The current operating cost of the F-35 is $36,000 per hour, and it has a projected lifetime cost of $1.7 trillion — an investment which no top official would like to go in vain.
The latest remarks against the F-35 were made by Air Force Lieutenant General Clint Hinote, the service’s Deputy Chief of Staff for Strategy, Integration, and Requirements.
In an interview with Defense News, he said – that “we wouldn’t even play the current version of the F-35. It wouldn’t be worth it. … Every fighter that rolls off the line today is a fighter that we wouldn’t even bother putting into these scenarios.”
These comments were made in the light of the US Air Force’s war games simulating a US air raid in response to the Chinese PLA’s invasion of Taiwan.
Defense News described the war games as a “pyrrhic victory” for the US Air Force, while earlier such simulations carried out in 2018 and 2019 resulted in “disastrous” failures.
However, this made the service more aware of its shortcomings and plan its future operations accordingly, refining its tactics and operational deployments.
The recent “pyrrhic” victory involved the F-35s, as one of the mainstay fighters of the force which were used as strike platforms against Chinese surface vessels and ground targets, and protecting American and Taiwanese assets from PLA aircraft, and also providing cruise missile defense.
However, the major catch is that the exercise involved various futuristic weapons systems, which are still in development or are in the initial stages of development.
For example, the F-35s were complementing three other types of aircraft, which are the NGAD, the F-15EX (aka Eagle II), and a hypothetical fourth-generation light tactical fighter for homeland and base defense.
This aircraft, according to Defense News, aligns with Brown’s idea of a “fourth-generation plus” fighter to replace the aging F-16s- and this aircraft doesn’t even exist in the service’s future plans.
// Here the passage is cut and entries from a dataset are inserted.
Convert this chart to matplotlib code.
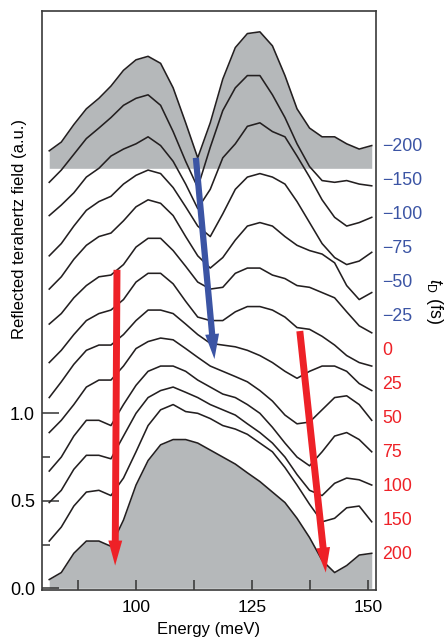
import matplotlib.pyplot as plt
from matplotlib.transforms import blended_transform_factory

plt.rcParams['font.family'] = ['Liberation Sans', 'DejaVu Sans']
plt.rcParams['mathtext.fontset'] = 'custom'
plt.rcParams['mathtext.it'] = 'Liberation Sans:italic'
plt.rcParams['mathtext.rm'] = 'Liberation Sans'

# photon energy (meV), common to all traces
energy = [81.3, 83.9, 86.6, 89.3, 92.0, 94.6, 97.3, 100.0, 102.6, 105.3, 108.0, 110.7, 113.3, 116.0,
          118.7, 121.4, 124.0, 126.7, 129.4, 132.1, 134.7, 137.4, 140.1, 142.8, 145.4, 148.1, 150.8]

# reflected THz field (offset traces), one per delay t_D
field_m200 = [2.50, 2.55, 2.65, 2.74, 2.80, 2.87, 2.96, 3.02, 3.04, 3.00, 2.86, 2.66, 2.46, 2.66,
              2.91, 3.09, 3.17, 3.18, 3.10, 2.93, 2.74, 2.63, 2.58, 2.58, 2.54, 2.51, 2.53]
field_m150 = [2.32, 2.39, 2.48, 2.57, 2.63, 2.69, 2.76, 2.80, 2.82, 2.76, 2.61, 2.44, 2.29, 2.52,
              2.73, 2.86, 2.93, 2.93, 2.82, 2.69, 2.54, 2.41, 2.33, 2.32, 2.33, 2.31, 2.30]
field_m100 = [2.13, 2.19, 2.26, 2.35, 2.40, 2.47, 2.51, 2.54, 2.58, 2.53, 2.44, 2.31, 2.17, 2.28,
              2.46, 2.54, 2.64, 2.66, 2.61, 2.58, 2.47, 2.35, 2.22, 2.12, 2.07, 2.09, 2.12]
field_m75 = [1.90, 1.97, 2.07, 2.16, 2.21, 2.24, 2.31, 2.36, 2.39, 2.37, 2.29, 2.18, 2.07, 2.01,
             2.14, 2.28, 2.35, 2.37, 2.35, 2.31, 2.21, 2.09, 1.97, 1.89, 1.85, 1.87, 1.92]
field_m50 = [1.71, 1.78, 1.88, 1.96, 2.01, 2.03, 2.10, 2.18, 2.22, 2.20, 2.13, 2.01, 1.90, 1.83,
             1.89, 1.99, 2.07, 2.09, 2.07, 2.01, 1.96, 1.93, 1.91, 1.86, 1.73, 1.65, 1.69]
field_m25 = [1.51, 1.57, 1.66, 1.73, 1.78, 1.79, 1.85, 1.95, 2.00, 2.00, 1.93, 1.84, 1.75, 1.71,
             1.72, 1.80, 1.83, 1.83, 1.79, 1.77, 1.73, 1.72, 1.69, 1.66, 1.58, 1.50, 1.46]
field_0 = [1.29, 1.36, 1.45, 1.53, 1.57, 1.59, 1.65, 1.75, 1.80, 1.80, 1.74, 1.64, 1.55, 1.53,
           1.53, 1.58, 1.61, 1.61, 1.59, 1.55, 1.49, 1.48, 1.44, 1.39, 1.33, 1.29, 1.27]
field_25 = [1.09, 1.18, 1.28, 1.36, 1.39, 1.39, 1.45, 1.53, 1.59, 1.59, 1.57, 1.51, 1.45, 1.40,
            1.39, 1.38, 1.36, 1.33, 1.29, 1.24, 1.20, 1.24, 1.27, 1.27, 1.24, 1.17, 1.13]
field_50 = [0.89, 0.96, 1.05, 1.15, 1.19, 1.19, 1.27, 1.37, 1.41, 1.43, 1.42, 1.37, 1.32, 1.27,
            1.24, 1.21, 1.18, 1.13, 1.07, 0.99, 0.94, 0.95, 1.02, 1.09, 1.10, 1.05, 0.96]
field_75 = [0.67, 0.75, 0.87, 0.96, 0.96, 0.93, 1.05, 1.16, 1.24, 1.27, 1.27, 1.24, 1.19, 1.15,
            1.11, 1.09, 1.05, 1.00, 0.92, 0.83, 0.75, 0.70, 0.78, 0.87, 0.89, 0.85, 0.78]
field_100 = [0.49, 0.56, 0.68, 0.76, 0.76, 0.74, 0.87, 1.00, 1.09, 1.13, 1.15, 1.12, 1.09, 1.05,
             1.02, 0.99, 0.94, 0.89, 0.83, 0.75, 0.65, 0.56, 0.53, 0.60, 0.63, 0.62, 0.59]
field_150 = [0.27, 0.35, 0.47, 0.55, 0.56, 0.53, 0.63, 0.78, 0.93, 1.02, 1.05, 1.01, 1.00, 0.97,
             0.93, 0.91, 0.88, 0.83, 0.78, 0.69, 0.59, 0.48, 0.38, 0.40, 0.46, 0.47, 0.38]
field_200 = [0.05, 0.09, 0.20, 0.27, 0.27, 0.24, 0.39, 0.59, 0.73, 0.82, 0.85, 0.85, 0.83, 0.79,
             0.75, 0.71, 0.66, 0.61, 0.55, 0.49, 0.40, 0.29, 0.16, 0.09, 0.13, 0.19, 0.20]

delays = [-200, -150, -100, -75, -50, -25, 0, 25, 50, 75, 100, 150, 200]
band_floor = 2.40  # lower edge of the grey band under the -200 fs trace

# arrows (energy, field): start -> tip
blue_arrow = [(112.9, 2.46), (116.9, 1.31)]
red_arrow_left = [(95.9, 1.82), (95.5, 0.13)]
red_arrow_right = [(135.3, 1.47), (140.9, 0.09)]

traces = [field_m200, field_m150, field_m100, field_m75, field_m50, field_m25, field_0,
          field_25, field_50, field_75, field_100, field_150, field_200]

grey = '#b5b8ba'
blue = '#3b54a4'
red = '#ee2127'
ink = '#231f20'

fig = plt.figure(figsize=(4.45, 6.38), dpi=100)
ax = fig.add_axes([42 / 445, 48 / 638, 334 / 445, 579 / 638])

ax.fill_between(energy, band_floor, field_m200, color=grey, lw=0, zorder=1)
ax.fill_between(energy, 0, field_200, color=grey, lw=0, zorder=1)
for tr in traces:
    ax.plot(energy, tr, color=ink, lw=1.15, zorder=2)

for (x0, y0), (x1, y1), c, tw in [(*blue_arrow, blue, 0.45), (*red_arrow_left, red, 0.5),
                                   (*red_arrow_right, red, 0.5)]:
    ax.annotate('', xy=(x1, y1), xytext=(x0, y0), zorder=4,
                arrowprops=dict(arrowstyle=f'simple,head_length=1.8,head_width=1.0,tail_width={tw}',
                                mutation_scale=10, color=c, lw=0, shrinkA=0, shrinkB=0))

# delay labels on the right
trans = blended_transform_factory(ax.transAxes, ax.transData)
label_top, label_step = 2.523, 0.1943
for i, d in enumerate(delays):
    txt = str(d).replace('-', '\u2212')
    ax.text(1.019, label_top - i * label_step, txt, transform=trans, ha='left', va='center',
            fontsize=12.8, color=blue if d < 0 else red)
fig.text(435 / 445, 1 - 301 / 638, '$t_\\mathrm{D}$ (fs)', rotation=-90, ha='center', va='center',
         fontsize=12.8)

ax.set_xlim(79.74, 151.72)
ax.set_ylim(-0.0097, 3.299)
ax.set_xticks([100, 125, 150])
ax.set_xticks([87.5, 112.5, 137.5], minor=True)
ax.set_yticks([0, 0.5, 1.0])
ax.set_yticks([0.25, 0.75], minor=True)
ax.set_yticklabels(['0.0', '0.5', '1.0'])
ax.tick_params(axis='both', which='both', direction='in', color='#333333')
ax.tick_params(axis='x', which='both', length=7, width=1.1, pad=7.5, labelsize=12.5)
ax.tick_params(axis='y', which='major', length=12, width=1.1, pad=5, labelsize=13)
ax.tick_params(axis='y', which='minor', length=6, width=1.1)
for s in ax.spines.values():
    s.set_linewidth(1.2)
    s.set_color('#3a3a3a')

ax.set_xlabel('Energy (meV)', fontsize=12, labelpad=5)
ax.set_ylabel('Reflected terahertz field (a.u.)', fontsize=12)
ax.yaxis.set_label_coords(-0.045, 0.623)

fig.savefig('out.png', dpi=100)
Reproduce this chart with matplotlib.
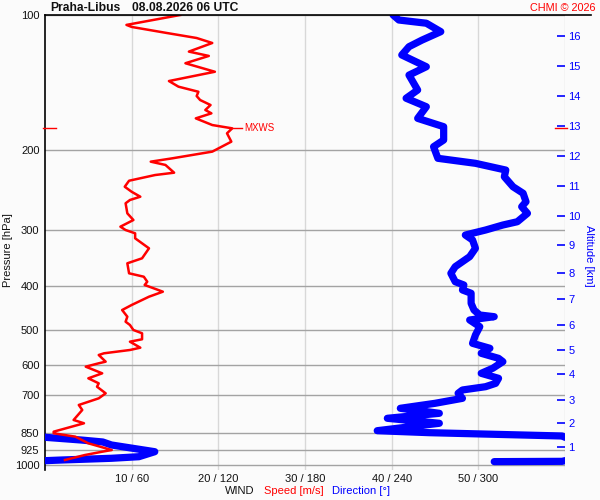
import numpy as np
import matplotlib
matplotlib.use("Agg")
import matplotlib.pyplot as plt
from matplotlib.ticker import NullLocator

plt.rcParams['font.family'] = ['Liberation Sans', 'DejaVu Sans']

# ---------------- data ----------------
station = "Praha-Libus"
stamp = "08.08.2026 06 UTC"

speed_p = [100.0, 105.2, 106.3, 109.6, 112.5, 115.4, 120.6, 123.3, 128.0, 133.7,
           140.2, 144.3, 148.1, 151.4, 154.5, 158.5, 162.6, 165.4, 169.7, 175.6,
           178.6, 183.2, 191.2, 201.2, 208.2, 211.8, 215.4, 224.1, 226.8, 233.5,
           240.8, 247.1, 253.4, 257.7, 262.1, 275.9, 285.5, 295.4, 300.5, 305.6,
           313.5, 330.0, 347.3, 356.3, 375.0, 381.6, 391.5, 398.1, 412.0, 422.7,
           441.0, 452.5, 468.2, 480.4, 488.5, 501.2, 509.7, 525.6, 532.1, 548.7,
           555.2, 564.7, 569.6, 589.4, 594.3, 604.7, 625.6, 641.8, 658.5, 669.9,
           693.0, 711.0, 735.6, 754.7, 794.3, 807.8, 843.3, 850.3, 865.1, 895.0,
           926.3, 934.3, 950.3, 974.7]
speed = [15.6, 9.4, 10.0, 14.0, 17.5, 19.3, 16.6, 18.9, 16.2, 19.6,
         14.3, 15.4, 17.7, 17.5, 17.9, 19.1, 18.5, 19.2, 17.4, 19.3,
         21.6, 21.0, 21.5, 19.3, 14.7, 12.2, 13.9, 14.9, 12.7, 9.7,
         9.2, 10.0, 11.0, 9.8, 9.3, 9.5, 10.2, 8.7, 9.3, 10.4,
         10.4, 12.0, 11.2, 9.5, 9.7, 11.4, 11.8, 11.5, 13.6, 12.0,
         10.0, 8.9, 9.5, 9.3, 9.8, 10.2, 11.2, 11.2, 9.8, 11.0,
         9.8, 6.8, 6.2, 7.0, 6.2, 4.7, 6.6, 5.0, 6.2, 6.0,
         7.0, 6.2, 3.9, 4.3, 3.3, 4.5, 1.0, 1.0, 3.5, 5.0,
         7.7, 6.6, 4.6, 2.3]

dir_p = [100.0, 102.6, 104.3, 108.9, 113.7, 117.6, 122.7, 130.3, 136.0, 146.8,
         153.1, 159.9, 169.7, 177.1, 189.6, 196.2, 208.2, 213.6, 221.1, 228.8,
         240.8, 249.0, 260.0, 266.7, 275.9, 288.0, 292.9, 300.5, 308.3, 316.2,
         330.0, 344.4, 362.5, 375.0, 391.5, 398.1, 408.4, 415.3, 437.2, 452.5,
         464.2, 468.2, 476.2, 492.8, 514.2, 536.6, 550.4, 564.7, 579.4, 589.4,
         609.6, 625.6, 641.8, 658.5, 669.9, 681.3, 693.0, 711.0, 729.4, 748.2,
         767.6, 787.5, 807.8, 839.1, 847.6, 862.1, 867.9, 880.0, 889.0, 902.7,
         934.3, 958.5, 966.3, 974.7, 978.2, 981.5, 983.0]
direction = [241, 245, 264, 274, 261, 252, 247, 264, 252, 258,
             250, 264, 258, 276, 276, 269, 272, 298, 319, 318,
             324, 331, 333, 330, 334, 327, 317, 305, 291, 296,
             298, 294, 284, 281, 284, 290, 289, 295, 295, 297,
             301, 311, 294, 301, 298, 296, 308, 302, 314, 317,
             310, 302, 314, 312, 305, 289, 286, 289, 270, 246,
             273, 237, 273, 230, 266, 358, 0, 25, 40, 46,
             76, 65, 46, 12, 0, 358, 311]

pressure_ticks = [100, 200, 300, 400, 500, 600, 700, 850, 925, 1000]
speed_ticks = [10, 20, 30, 40, 50]
dir_ticks = [60, 120, 180, 240, 300]
alt_km = [1, 2, 3, 4, 5, 6, 7, 8, 9, 10, 11, 12, 13, 14, 15, 16]
alt_p = [910.8, 806.8, 717.0, 627.9, 554.3, 488.4, 427.0, 373.8, 324.4,
         279.7, 239.9, 205.8, 176.5, 151.4, 129.8, 111.3]

SPEED_MAX = 60.0
DIR_MAX = 360.0

# ---------------- figure ----------------
BG = '#fbfbfb'
RED = '#ff0000'
BLUE = '#0000ff'
W, H = 600, 500

fig = plt.figure(figsize=(6, 5), dpi=100, facecolor=BG)
ax = fig.add_axes([45 / W, 1 - 470 / H, 520 / W, 455 / H])
ax.set_facecolor(BG)
ax.set_yscale('log')
ax.set_ylim(1026, 100)
ax.set_xlim(0, SPEED_MAX)

ax.set_yticks(pressure_ticks)
ax.set_yticklabels([str(p) for p in pressure_ticks])
ax.yaxis.set_minor_locator(NullLocator())
ax.set_xticks(speed_ticks + [60])
ax.set_xticklabels([f"{s} / {d}" for s, d in zip(speed_ticks, dir_ticks)] + [""])
ax.tick_params(axis='both', length=0, labelsize=8, colors='#111111')
ax.tick_params(axis='y', pad=4)
ax.tick_params(axis='x', pad=3)
ax.yaxis.grid(True, color='#a3a3a3', lw=1.0, zorder=0)
ax.xaxis.grid(True, color='#d8d8d8', lw=1.0, zorder=0)
ax.set_axisbelow(True)
for s in ['top', 'right', 'bottom']:
    ax.spines[s].set_visible(False)
ax.spines['left'].set_color('black')
ax.spines['left'].set_linewidth(1.2)

# top black line at 100 hPa
ax.plot([0, 1.05], [1, 1], transform=ax.transAxes, color='black', lw=1.2,
        clip_on=False, zorder=5)

# direction (wrapped at 0/360), mapped onto the shared 0-60 / 0-360 axis
u = np.degrees(np.unwrap(np.radians(np.array(direction, dtype=float))))
scale = SPEED_MAX / DIR_MAX
for k in (-1, 0, 1):
    ax.plot((u + DIR_MAX * k) * scale, dir_p, color=BLUE, lw=5.2,
            solid_capstyle='round', solid_joinstyle='round', zorder=3)

# speed
ax.plot(speed, speed_p, color=RED, lw=1.8, solid_joinstyle='round', zorder=4)

# max wind marker
i = int(np.argmax(speed))
pmax = speed_p[i]
ax.plot([speed[i], 22.7], [pmax, pmax], color=RED, lw=1.0, zorder=4)
ax.text(23.0, pmax, "MXWS", color=RED, fontsize=7, va='center', ha='left')
ax.plot([-0.25, 1.25], [pmax, pmax], color=RED, lw=1.0, clip_on=False, zorder=6)
ax.plot([58.85, 60.25], [pmax, pmax], color=RED, lw=1.0, clip_on=False, zorder=6)

# altitude axis
ax2 = ax.twinx()
ax2.set_yscale('log')
ax2.set_ylim(1026, 100)
ax2.set_yticks(alt_p)
ax2.set_yticklabels([str(a) for a in alt_km])
ax2.yaxis.set_minor_locator(NullLocator())
ax2.tick_params(axis='y', direction='in', length=6, width=1.2, color=BLUE,
                labelcolor=BLUE, labelsize=8, pad=2.5)
for s in ax2.spines.values():
    s.set_visible(False)

# texts
fig.text(50 / W, 1 - 8 / H, station, fontsize=8.7, fontweight='bold',
         ha='left', va='center', color='#111111')
fig.text(131.5 / W, 1 - 8 / H, stamp, fontsize=8.7, fontweight='bold',
         ha='left', va='center', color='#111111')
fig.text(595 / W, 1 - 8 / H, "CHMI © 2026", fontsize=7.8, color=RED,
         ha='right', va='center')
fig.text(8 / W, 1 - 250 / H, "Pressure [hPa]", rotation=90, fontsize=8,
         ha='center', va='center', color='#111111')
fig.text(589 / W, 1 - 256 / H, "Altitude [km]", rotation=270, fontsize=8,
         ha='center', va='center', color=BLUE)
fig.text(225 / W, 1 - 491 / H, "WIND", fontsize=8, ha='left', va='center',
         color='#111111')
fig.text(264 / W, 1 - 491 / H, "Speed [m/s]", fontsize=8, ha='left',
         va='center', color=RED)
fig.text(332 / W, 1 - 491 / H, "Direction [°]", fontsize=8, ha='left',
         va='center', color=BLUE)

fig.savefig("out.png", dpi=100, facecolor=BG)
Along these lines, it is also equally important to understand that the F-35s used by the service in this exercise were again the hypothetical Block 4 models, not the current production ones.
The current initial generation of F-35s wasn’t even considered to be employed in the combat zones by the Air Force despite being called the primary workhorse, in part due to F-35’s shortcomings to traverse long distances of the Pacific without tanker support.